Stated exercise.
Starting at the first line of the entries, extract each line up to and including the one that contains "from matplotlib.ticker import MultipleLocator", but leave out the pictures.

Listed entries.
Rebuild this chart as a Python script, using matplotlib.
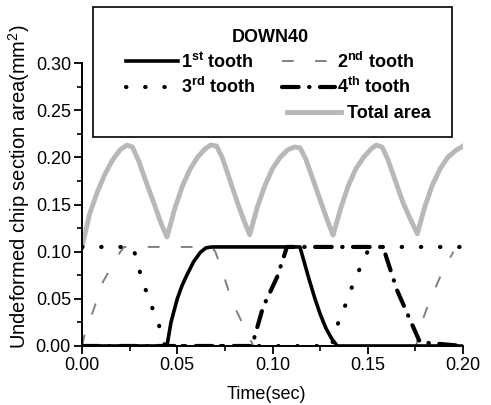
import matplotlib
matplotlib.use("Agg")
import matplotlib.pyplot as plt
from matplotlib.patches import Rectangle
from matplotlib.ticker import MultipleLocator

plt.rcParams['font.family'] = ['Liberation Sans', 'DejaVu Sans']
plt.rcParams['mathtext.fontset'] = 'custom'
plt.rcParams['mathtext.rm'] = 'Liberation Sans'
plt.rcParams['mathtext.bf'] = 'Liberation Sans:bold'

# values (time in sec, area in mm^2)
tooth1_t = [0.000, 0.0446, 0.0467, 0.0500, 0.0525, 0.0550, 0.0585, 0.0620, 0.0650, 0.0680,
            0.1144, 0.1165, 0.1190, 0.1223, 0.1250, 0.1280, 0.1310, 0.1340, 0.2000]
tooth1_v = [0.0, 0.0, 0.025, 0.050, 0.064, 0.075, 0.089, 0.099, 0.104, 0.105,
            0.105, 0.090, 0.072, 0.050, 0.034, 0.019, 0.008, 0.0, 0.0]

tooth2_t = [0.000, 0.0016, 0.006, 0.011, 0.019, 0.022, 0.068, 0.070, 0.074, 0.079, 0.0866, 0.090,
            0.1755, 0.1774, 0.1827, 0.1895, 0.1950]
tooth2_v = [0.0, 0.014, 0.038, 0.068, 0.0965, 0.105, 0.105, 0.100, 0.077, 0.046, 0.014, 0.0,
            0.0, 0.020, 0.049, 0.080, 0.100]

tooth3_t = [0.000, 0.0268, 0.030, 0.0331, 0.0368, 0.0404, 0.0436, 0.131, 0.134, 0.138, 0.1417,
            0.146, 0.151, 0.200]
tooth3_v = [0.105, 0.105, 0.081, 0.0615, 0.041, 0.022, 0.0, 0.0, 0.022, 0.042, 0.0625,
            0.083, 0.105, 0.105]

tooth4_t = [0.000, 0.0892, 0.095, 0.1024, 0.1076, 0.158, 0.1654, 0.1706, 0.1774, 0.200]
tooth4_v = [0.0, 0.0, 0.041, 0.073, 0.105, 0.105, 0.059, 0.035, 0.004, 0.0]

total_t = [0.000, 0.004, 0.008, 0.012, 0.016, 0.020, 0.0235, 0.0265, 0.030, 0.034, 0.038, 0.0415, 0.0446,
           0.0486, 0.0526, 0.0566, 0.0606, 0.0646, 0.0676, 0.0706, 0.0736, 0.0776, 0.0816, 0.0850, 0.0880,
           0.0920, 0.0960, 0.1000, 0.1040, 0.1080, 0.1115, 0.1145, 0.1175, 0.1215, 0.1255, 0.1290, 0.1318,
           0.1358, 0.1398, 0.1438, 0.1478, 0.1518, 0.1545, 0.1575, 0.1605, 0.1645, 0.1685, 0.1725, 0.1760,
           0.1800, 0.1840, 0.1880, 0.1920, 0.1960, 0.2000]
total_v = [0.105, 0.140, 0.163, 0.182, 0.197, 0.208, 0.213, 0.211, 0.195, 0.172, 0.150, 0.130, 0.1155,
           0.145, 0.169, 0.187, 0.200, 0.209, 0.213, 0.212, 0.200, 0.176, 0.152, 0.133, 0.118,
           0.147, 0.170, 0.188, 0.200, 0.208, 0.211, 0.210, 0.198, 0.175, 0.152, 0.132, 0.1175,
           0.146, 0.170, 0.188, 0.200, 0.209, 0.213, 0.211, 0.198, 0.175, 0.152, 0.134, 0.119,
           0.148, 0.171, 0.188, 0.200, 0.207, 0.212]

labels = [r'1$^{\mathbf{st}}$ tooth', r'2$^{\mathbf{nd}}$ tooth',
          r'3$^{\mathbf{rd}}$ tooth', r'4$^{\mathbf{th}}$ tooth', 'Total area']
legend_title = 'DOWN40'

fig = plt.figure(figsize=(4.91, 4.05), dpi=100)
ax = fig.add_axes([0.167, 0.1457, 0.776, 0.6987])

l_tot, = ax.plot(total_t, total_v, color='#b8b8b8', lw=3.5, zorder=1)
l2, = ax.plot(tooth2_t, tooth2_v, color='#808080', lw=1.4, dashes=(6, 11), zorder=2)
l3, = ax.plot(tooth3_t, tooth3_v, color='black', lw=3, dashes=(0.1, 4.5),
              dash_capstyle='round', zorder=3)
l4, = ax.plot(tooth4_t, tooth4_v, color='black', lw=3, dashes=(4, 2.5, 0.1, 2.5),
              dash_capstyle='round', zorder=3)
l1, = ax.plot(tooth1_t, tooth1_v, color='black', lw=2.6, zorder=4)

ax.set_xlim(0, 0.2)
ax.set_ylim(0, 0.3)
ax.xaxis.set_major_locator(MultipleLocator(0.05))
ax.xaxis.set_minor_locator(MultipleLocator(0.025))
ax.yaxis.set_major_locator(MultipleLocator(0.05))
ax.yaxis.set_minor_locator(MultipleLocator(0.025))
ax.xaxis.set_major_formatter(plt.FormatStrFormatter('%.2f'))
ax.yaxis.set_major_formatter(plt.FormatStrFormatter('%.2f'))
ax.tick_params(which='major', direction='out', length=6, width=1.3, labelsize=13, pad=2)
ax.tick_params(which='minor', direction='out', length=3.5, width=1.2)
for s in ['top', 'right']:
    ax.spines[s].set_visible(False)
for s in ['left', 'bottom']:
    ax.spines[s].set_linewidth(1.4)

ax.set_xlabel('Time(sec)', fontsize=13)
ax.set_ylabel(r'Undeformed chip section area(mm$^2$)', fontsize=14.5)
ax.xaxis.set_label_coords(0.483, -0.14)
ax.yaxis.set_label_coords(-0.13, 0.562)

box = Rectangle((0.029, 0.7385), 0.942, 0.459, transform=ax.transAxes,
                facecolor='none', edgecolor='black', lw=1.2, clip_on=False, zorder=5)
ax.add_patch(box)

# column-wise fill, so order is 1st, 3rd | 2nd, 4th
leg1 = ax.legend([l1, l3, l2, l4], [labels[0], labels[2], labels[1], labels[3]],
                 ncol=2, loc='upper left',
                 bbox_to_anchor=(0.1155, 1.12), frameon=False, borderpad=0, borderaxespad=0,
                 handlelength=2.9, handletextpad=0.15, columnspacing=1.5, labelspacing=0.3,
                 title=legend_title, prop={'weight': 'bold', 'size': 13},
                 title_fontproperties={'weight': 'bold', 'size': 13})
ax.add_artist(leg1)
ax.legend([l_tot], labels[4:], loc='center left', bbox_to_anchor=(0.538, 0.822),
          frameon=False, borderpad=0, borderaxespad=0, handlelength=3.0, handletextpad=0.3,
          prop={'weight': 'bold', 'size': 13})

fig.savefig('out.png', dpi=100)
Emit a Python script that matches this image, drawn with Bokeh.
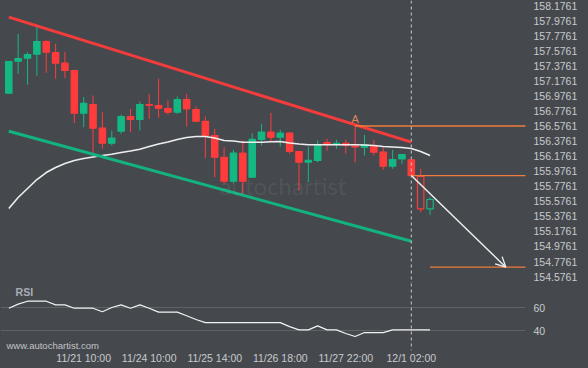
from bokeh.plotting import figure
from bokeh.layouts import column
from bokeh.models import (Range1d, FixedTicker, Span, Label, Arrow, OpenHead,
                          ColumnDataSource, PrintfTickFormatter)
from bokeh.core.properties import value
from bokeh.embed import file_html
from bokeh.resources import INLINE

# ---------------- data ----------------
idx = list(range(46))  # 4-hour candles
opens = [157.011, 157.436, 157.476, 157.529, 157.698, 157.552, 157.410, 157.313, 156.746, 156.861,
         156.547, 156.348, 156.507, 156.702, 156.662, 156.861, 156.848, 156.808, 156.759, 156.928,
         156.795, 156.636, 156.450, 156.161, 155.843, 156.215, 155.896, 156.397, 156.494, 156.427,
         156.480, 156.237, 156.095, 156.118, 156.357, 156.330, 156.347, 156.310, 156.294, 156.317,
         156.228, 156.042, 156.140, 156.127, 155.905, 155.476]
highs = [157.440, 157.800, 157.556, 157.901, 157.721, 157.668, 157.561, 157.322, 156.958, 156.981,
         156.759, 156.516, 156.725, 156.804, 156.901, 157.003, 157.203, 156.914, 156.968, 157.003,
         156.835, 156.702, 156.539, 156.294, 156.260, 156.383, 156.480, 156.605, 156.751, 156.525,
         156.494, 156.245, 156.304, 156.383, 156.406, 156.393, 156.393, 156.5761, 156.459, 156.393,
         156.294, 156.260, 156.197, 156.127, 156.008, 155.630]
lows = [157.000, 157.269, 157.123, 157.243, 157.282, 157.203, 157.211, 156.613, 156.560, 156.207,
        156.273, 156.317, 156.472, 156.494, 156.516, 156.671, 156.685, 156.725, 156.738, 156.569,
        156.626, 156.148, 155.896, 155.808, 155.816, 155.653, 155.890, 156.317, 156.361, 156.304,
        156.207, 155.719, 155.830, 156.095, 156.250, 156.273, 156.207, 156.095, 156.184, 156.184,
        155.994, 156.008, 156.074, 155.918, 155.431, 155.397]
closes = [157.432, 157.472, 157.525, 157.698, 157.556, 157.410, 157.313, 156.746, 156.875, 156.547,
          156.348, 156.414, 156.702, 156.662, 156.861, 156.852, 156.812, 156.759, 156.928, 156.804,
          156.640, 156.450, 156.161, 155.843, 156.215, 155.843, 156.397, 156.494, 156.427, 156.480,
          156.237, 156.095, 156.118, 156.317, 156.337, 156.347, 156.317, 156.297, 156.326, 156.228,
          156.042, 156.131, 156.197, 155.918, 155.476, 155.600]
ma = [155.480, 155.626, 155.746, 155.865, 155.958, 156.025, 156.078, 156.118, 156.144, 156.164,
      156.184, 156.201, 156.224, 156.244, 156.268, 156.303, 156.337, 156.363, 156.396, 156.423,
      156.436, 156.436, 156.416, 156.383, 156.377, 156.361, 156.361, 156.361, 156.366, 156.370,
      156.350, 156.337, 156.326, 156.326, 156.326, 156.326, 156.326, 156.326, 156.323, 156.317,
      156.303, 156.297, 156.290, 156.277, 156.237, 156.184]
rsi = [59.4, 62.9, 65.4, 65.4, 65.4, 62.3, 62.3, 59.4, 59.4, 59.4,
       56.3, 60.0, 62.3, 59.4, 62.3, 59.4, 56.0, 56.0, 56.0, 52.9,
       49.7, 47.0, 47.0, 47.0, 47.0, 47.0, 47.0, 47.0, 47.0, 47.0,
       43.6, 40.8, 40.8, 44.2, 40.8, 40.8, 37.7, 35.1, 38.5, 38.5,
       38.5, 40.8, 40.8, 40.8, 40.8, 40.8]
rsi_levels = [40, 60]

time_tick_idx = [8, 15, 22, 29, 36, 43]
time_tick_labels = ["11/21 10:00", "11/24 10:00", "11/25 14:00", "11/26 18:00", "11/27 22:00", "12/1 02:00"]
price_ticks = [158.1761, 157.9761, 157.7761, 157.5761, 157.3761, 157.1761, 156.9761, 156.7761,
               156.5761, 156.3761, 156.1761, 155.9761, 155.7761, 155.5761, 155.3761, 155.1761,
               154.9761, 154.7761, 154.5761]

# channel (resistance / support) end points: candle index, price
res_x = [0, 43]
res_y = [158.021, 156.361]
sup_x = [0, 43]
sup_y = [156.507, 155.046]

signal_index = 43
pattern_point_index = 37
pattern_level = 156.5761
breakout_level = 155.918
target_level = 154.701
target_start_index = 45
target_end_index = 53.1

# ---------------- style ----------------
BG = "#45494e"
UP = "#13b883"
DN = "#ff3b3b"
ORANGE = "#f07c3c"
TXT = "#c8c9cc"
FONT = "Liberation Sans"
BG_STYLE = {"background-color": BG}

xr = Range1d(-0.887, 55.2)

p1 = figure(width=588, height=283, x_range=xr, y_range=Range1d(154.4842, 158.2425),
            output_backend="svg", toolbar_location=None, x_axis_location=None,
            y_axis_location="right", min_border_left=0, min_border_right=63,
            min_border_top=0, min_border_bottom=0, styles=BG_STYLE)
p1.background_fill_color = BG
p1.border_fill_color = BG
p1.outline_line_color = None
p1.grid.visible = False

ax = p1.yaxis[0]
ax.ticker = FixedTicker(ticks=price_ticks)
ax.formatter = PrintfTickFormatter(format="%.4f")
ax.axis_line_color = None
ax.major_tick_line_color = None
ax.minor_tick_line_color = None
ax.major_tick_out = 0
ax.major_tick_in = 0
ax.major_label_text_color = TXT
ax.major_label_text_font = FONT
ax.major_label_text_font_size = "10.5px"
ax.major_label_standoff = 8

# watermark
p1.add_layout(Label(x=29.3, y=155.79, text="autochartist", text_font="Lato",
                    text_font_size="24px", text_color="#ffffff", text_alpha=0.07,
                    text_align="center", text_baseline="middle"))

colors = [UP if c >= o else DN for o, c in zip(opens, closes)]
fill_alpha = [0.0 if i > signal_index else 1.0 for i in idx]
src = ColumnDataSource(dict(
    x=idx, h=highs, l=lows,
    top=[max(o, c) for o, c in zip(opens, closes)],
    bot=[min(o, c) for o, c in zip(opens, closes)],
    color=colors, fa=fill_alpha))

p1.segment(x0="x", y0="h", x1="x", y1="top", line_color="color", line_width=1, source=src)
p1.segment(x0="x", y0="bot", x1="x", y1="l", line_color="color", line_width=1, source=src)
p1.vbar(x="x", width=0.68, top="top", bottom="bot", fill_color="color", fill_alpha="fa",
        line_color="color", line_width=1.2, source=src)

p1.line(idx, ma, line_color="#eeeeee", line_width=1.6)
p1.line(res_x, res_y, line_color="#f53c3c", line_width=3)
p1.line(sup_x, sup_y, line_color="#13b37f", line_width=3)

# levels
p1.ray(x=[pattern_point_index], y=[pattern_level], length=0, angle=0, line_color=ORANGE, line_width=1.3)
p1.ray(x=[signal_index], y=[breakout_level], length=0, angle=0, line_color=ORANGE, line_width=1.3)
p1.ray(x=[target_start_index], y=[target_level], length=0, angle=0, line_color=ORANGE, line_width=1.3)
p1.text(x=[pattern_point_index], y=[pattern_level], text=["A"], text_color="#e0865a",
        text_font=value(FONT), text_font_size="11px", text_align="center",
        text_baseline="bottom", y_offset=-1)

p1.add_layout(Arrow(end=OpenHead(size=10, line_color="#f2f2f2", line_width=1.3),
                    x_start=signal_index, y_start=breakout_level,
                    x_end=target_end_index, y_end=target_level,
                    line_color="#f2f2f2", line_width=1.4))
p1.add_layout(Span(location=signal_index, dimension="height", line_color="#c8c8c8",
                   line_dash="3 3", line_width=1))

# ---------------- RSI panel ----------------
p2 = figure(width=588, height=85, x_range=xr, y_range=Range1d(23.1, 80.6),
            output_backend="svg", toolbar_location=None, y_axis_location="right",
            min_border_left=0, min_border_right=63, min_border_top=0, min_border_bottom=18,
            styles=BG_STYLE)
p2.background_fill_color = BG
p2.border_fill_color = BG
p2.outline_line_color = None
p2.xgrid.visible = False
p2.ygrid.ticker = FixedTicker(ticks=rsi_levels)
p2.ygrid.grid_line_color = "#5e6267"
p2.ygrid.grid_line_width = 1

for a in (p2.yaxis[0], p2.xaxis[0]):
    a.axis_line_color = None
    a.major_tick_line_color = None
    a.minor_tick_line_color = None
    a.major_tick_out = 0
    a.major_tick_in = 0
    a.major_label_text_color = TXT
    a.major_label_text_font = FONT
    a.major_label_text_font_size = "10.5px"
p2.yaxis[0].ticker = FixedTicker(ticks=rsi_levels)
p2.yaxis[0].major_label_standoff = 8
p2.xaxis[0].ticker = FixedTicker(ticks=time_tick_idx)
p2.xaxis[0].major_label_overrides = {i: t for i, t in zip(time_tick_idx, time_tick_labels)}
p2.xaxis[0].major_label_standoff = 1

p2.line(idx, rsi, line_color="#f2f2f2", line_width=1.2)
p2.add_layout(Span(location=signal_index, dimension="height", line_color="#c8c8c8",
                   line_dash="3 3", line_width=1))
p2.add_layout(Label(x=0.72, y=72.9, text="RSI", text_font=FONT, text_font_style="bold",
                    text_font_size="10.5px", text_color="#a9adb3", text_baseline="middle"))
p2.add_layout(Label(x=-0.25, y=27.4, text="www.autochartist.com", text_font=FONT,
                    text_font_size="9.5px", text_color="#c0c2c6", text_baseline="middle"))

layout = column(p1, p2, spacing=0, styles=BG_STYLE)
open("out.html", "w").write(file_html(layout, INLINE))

Full solution.
Rebuild this chart as a Python script, using matplotlib.
import matplotlib
matplotlib.use("Agg")
import matplotlib.pyplot as plt
from matplotlib.patches import Rectangle
from matplotlib.ticker import MultipleLocator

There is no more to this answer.